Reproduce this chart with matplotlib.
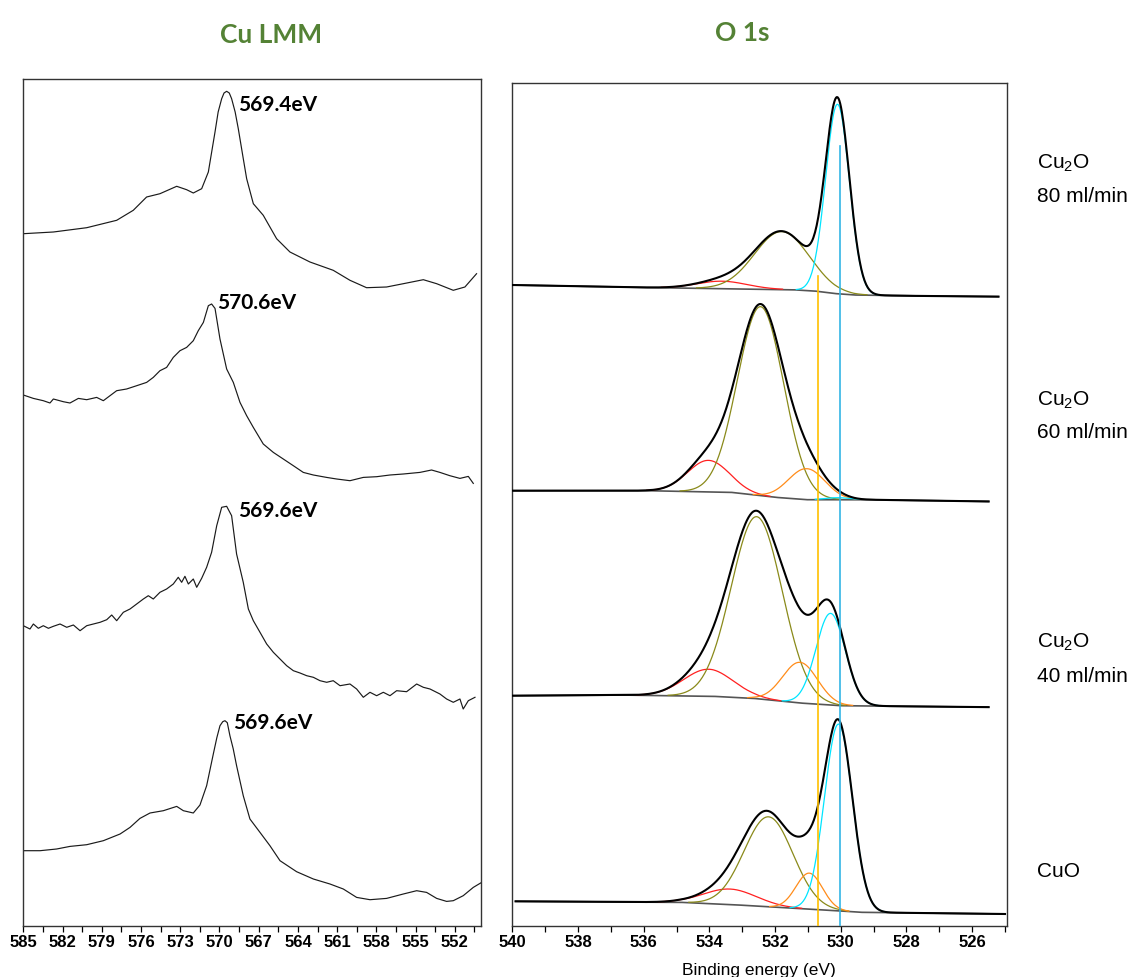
import matplotlib.pyplot as plt
import numpy as np

# ---- Cu LMM (left panel), spectra from top to bottom ----
lmm_peak_labels = ["569.4eV", "570.6eV", "569.6eV", "569.6eV"]
lmm_offsets = [634, 440.3, 217, 20.3]

lmm_ev_80 = [585.0, 582.70, 580.15, 577.86, 576.59, 575.57, 574.55, 573.27, 572.51, 572.0,
             571.36, 570.85, 570.34, 570.1, 569.83, 569.65, 569.45, 569.25, 569.07, 568.8,
             568.56, 568.2, 567.92, 567.41, 566.65, 565.63, 564.61, 563.08, 561.3, 560.02,
             558.75, 557.22, 555.94, 554.41, 553.39, 552.12, 551.23, 550.34]
lmm_int_80 = [58.3, 60, 64.3, 71.7, 81.7, 95, 98.3, 105.7, 102.3, 99,
              103.3, 120, 160, 180, 193.3, 199, 200.7, 199, 193.3, 180,
              163.3, 135, 113.3, 88.3, 76.7, 53.3, 40, 30, 21.7, 11.7,
              4.3, 5, 8.3, 12.3, 8.3, 1.7, 5, 18.3]

lmm_ev_60 = [585.0, 584.23, 583.47, 582.96, 582.70, 581.94, 581.43, 580.79, 580.15, 579.39,
             578.88, 578.37, 577.86, 577.1, 576.33, 575.57, 575.06, 574.55, 574.04, 573.53,
             573.02, 572.51, 572.0, 571.62, 571.23, 570.85, 570.6, 570.34, 569.96, 569.45,
             568.94, 568.43, 567.92, 567.41, 566.65, 565.88, 565.12, 564.35, 563.59, 562.82,
             561.81, 561.04, 560.02, 559.0, 557.98, 556.96, 555.94, 554.67, 553.78, 553.14,
             552.38, 551.61, 550.97, 550.59]
lmm_int_60 = [90.7, 87.3, 85, 82.7, 86.7, 84, 82.7, 87.3, 86, 88.3,
              85, 90, 95, 96.7, 100, 103.3, 108.3, 115, 118.3, 128.3,
              135, 138.3, 145, 155, 163.3, 180, 181.7, 177.3, 146.7, 116.7,
              103.3, 83.3, 70, 58.3, 41.7, 33.3, 26.7, 20, 13.3, 10.7,
              8.3, 6.7, 5, 8.3, 9, 10.7, 11.7, 13.3, 15.7, 13.3,
              10, 7.3, 9.3, 2.3]

lmm_ev_40 = [585.0, 584.49, 584.23, 583.85, 583.47, 583.08, 582.7, 582.19, 581.68, 581.17,
             580.66, 580.15, 579.64, 579.13, 578.62, 578.24, 577.86, 577.35, 576.84, 576.33,
             575.82, 575.44, 575.06, 574.55, 574.04, 573.53, 573.15, 572.89, 572.64, 572.38,
             572.0, 571.74, 571.36, 570.98, 570.6, 570.21, 569.83, 569.45, 569.07, 568.69,
             568.18, 567.79, 567.41, 566.9, 566.39, 565.88, 565.37, 564.86, 564.35, 563.84,
             563.33, 562.82, 562.31, 561.8, 561.3, 560.78, 560.02, 559.51, 559.0, 558.49,
             557.98, 557.47, 556.96, 556.45, 555.69, 554.92, 554.41, 553.9, 553.14, 552.63,
             552.12, 551.61, 551.36, 550.97, 550.46]
lmm_int_40 = [83.3, 80, 85, 80.7, 83.3, 80.7, 82.7, 85, 81.7, 84,
              78.3, 83.3, 85, 86.7, 89.3, 94, 88.3, 96.7, 100, 105,
              110, 113.3, 110, 116.7, 120, 125, 131.7, 126.7, 132.7, 125,
              130, 121.7, 130.7, 141.7, 156.7, 183.3, 201.7, 202.7, 193.3, 155,
              126.7, 100, 88.3, 76.7, 65, 56.7, 50, 43.3, 38.3, 36,
              33.3, 31.7, 28.3, 26.7, 28.3, 23.3, 25, 20, 11.7, 16.7,
              13.3, 16.7, 13.3, 18.3, 17.3, 25, 21.7, 20, 15, 10,
              6.7, 10, 0, 8.3, 11.7]

lmm_ev_cuo = [585.0, 583.72, 582.45, 581.43, 580.15, 578.88, 577.6, 576.84, 576.08, 575.31,
              574.29, 573.27, 572.76, 572.0, 571.49, 570.98, 570.47, 570.2, 569.96, 569.75,
              569.58, 569.4, 569.2, 568.95, 568.69, 568.18, 567.67, 566.9, 566.14, 565.37,
              564.1, 562.82, 561.55, 560.53, 559.51, 558.49, 557.22, 555.94, 554.92, 554.16,
              553.39, 552.63, 552.12, 551.36, 550.59, 549.95]
lmm_int_cuo = [55, 55, 56.7, 59.3, 61, 65, 71.7, 78.3, 87.3, 92.7,
               95, 99.3, 95, 92.7, 100.7, 120, 151.7, 168, 180, 184,
               185, 183, 170, 157, 140, 110, 86.7, 73.3, 60, 45,
               34, 26.7, 21.7, 16.7, 8.3, 6, 7.3, 11.7, 15, 13.3,
               7.3, 4.3, 5, 10, 18.3, 23.3]

lmm_ev = [lmm_ev_80, lmm_ev_60, lmm_ev_40, lmm_ev_cuo]
lmm_int = [lmm_int_80, lmm_int_60, lmm_int_40, lmm_int_cuo]
# label anchor (eV, height in axis units)
lmm_label_ev = [568.59, 570.21, 568.59, 568.97]
lmm_label_y = [822, 624, 416, 204]

# ---- O 1s (right panel), spectra from top to bottom ----
o1s_sample_names = ["Cu$_\\mathregular{2}$O", "Cu$_\\mathregular{2}$O", "Cu$_\\mathregular{2}$O", "CuO"]
o1s_flows = ["80 ml/min", "60 ml/min", "40 ml/min", ""]
o1s_offsets = [629.3, 424.3, 218.7, 12]
o1s_ranges = [(540, 525.2), (540, 525.5), (540, 525.5), (539.9, 525.0)]

# Shirley-type background, relative to each spectrum baseline
bg_ev = [[540, 536, 533, 531.5, 530.8, 530.2, 529.6, 528, 525.0],
         [540, 535.9, 533.35, 532.0, 531.05, 529.2, 525.0],
         [540, 536.8, 533.9, 532.68, 531.25, 530.03, 525.0],
         [540, 534.9, 533.27, 531.95, 530.12, 529.41, 525.0]]
bg_int = [[11.7, 9.2, 7.7, 7, 5.7, 3.2, 1.7, 0.9, 0],
          [11, 11, 9.4, 4.4, 2, 2, 0],
          [11.6, 12.3, 11, 9, 4.3, 1.6, 0],
          [12.7, 11.7, 9.3, 6.7, 3.3, 1.7, 0]]

# fitted components: center (eV), height, FWHM (eV)
red_center = [533.62, 534.03, 534.03, 533.37]
red_height = [7.5, 31.5, 27, 15.5]
red_fwhm = [1.8, 1.5, 1.78, 1.9]
olive_center = [531.8, 532.44, 532.56, 532.2]
olive_height = [58, 189, 182, 90]
olive_fwhm = [1.95, 1.65, 1.83, 1.75]
orange_center = [531.0, 531.04, 531.24, 530.96]
orange_height = [0, 31, 40.7, 36]
orange_fwhm = [1.2, 1.3, 1.25, 0.95]
cyan_center = [530.1, 530.1, 530.31, 530.07]
cyan_height = [189.5, 2, 91.7, 186.7]
cyan_fwhm = [0.85, 0.9, 1.05, 1.0]

ref_lines = [530.68, 530.03]


def gauss(x, c, h, w):
    return h * np.exp(-4 * np.log(2) * ((x - c) / w) ** 2)


fig = plt.figure(figsize=(11.39, 9.78), dpi=100)
W, H = 1139.0, 978.0

# ---------- left panel ----------
ax1 = fig.add_axes([23.3 / W, 51 / H, (481 - 23.3) / W, (927 - 80) / H])
for i in range(4):
    y = np.array(lmm_int[i]) + lmm_offsets[i]
    ax1.plot(lmm_ev[i], y, color="#1a1a1a", lw=0.85)
    ax1.text(lmm_label_ev[i], lmm_label_y[i], lmm_peak_labels[i], fontsize=15,
             fontweight="bold", family="Lato", va="center", ha="left")
ax1.set_xlim(585, 550)
ax1.set_ylim(0, 847)
ax1.set_xticks(np.arange(585, 551, -3))
ax1.set_xticks(np.arange(583.5, 550, -1.5), minor=True)
ax1.set_yticks([])

# ---------- right panel ----------
ax2 = fig.add_axes([512.3 / W, 51 / H, (1007 - 512.3) / W, (927 - 84) / H])
comp_sets = [(red_center, red_height, red_fwhm, "#ff2020"),
             (olive_center, olive_height, olive_fwhm, "#8a8a1a"),
             (orange_center, orange_height, orange_fwhm, "#ff8c1a"),
             (cyan_center, cyan_height, cyan_fwhm, "#00e5ff")]
for i in range(4):
    x = np.linspace(o1s_ranges[i][0], o1s_ranges[i][1], 600)
    bg = np.interp(x, bg_ev[i][::-1], bg_int[i][::-1]) + o1s_offsets[i]
    env = bg.copy()
    for cen, hgt, fw, col in comp_sets:
        if hgt[i] <= 0:
            continue
        comp = gauss(x, cen[i], hgt[i], fw[i])
        env += comp
        c = np.where(comp > 0.4, comp + bg, np.nan)
        ax2.plot(x, c, color=col, lw=0.9, zorder=3)
    ax2.plot(x, bg, color="#555555", lw=1.2, zorder=2)
    ax2.plot(x, env, color="black", lw=1.5, zorder=4)

ax2.plot([ref_lines[0], ref_lines[0]], [0, 650], color="#ffc000", lw=1.2, zorder=5)
ax2.plot([ref_lines[1], ref_lines[1]], [0, 780], color="#33b5e5", lw=1.2, zorder=5)
ax2.set_xlim(540, 524.94)
ax2.set_ylim(0, 843)
ax2.set_xticks(np.arange(540, 525, -2))
ax2.set_xticks(np.arange(539, 524.9, -2), minor=True)
ax2.set_yticks([])

for ax in (ax1, ax2):
    for s in ax.spines.values():
        s.set_linewidth(1.0)
        s.set_color("#333333")
    ax.tick_params(axis="x", which="both", direction="out", length=4, width=0.9, pad=2)
    for lab in ax.get_xticklabels():
        lab.set_fontsize(12)
        lab.set_fontweight("bold")
        lab.set_family("Liberation Sans")

# sample labels to the right of the O 1s panel
name_y = [163, 400, 642, 872]
flow_y = [196, 433, 676, 905]
for i in range(4):
    fig.text(1037 / W, 1 - name_y[i] / H, o1s_sample_names[i], fontsize=15,
             family="Liberation Sans", va="center", ha="left")
    if o1s_flows[i]:
        fig.text(1037 / W, 1 - flow_y[i] / H, o1s_flows[i], fontsize=15,
                 family="Liberation Sans", va="center", ha="left")

fig.text(271 / W, 1 - 35 / H, "Cu LMM", color="#548235", fontsize=19, fontweight="bold",
         family="Lato", ha="center", va="center")
fig.text(742 / W, 1 - 33 / H, "O 1s", color="#548235", fontsize=19, fontweight="bold",
         family="Lato", ha="center", va="center")
fig.text(759 / W, 1 - 975 / H, "Binding energy (eV)", fontsize=12.5,
         family="Liberation Sans", ha="center", va="baseline")

fig.savefig("out.png", dpi=100)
##############################
WRITTEN EXERCISE
Restate the material word for word from its first line through the line containing "lmm_offsets = [634, 440.3, 217, 20.3]", both included; the pictures do not belong in it.

THE RESULT
Reproduce this chart with matplotlib.
import matplotlib.pyplot as plt
import numpy as np

# ---- Cu LMM (left panel), spectra from top to bottom ----
lmm_peak_labels = ["569.4eV", "570.6eV", "569.6eV", "569.6eV"]
lmm_offsets = [634, 440.3, 217, 20.3]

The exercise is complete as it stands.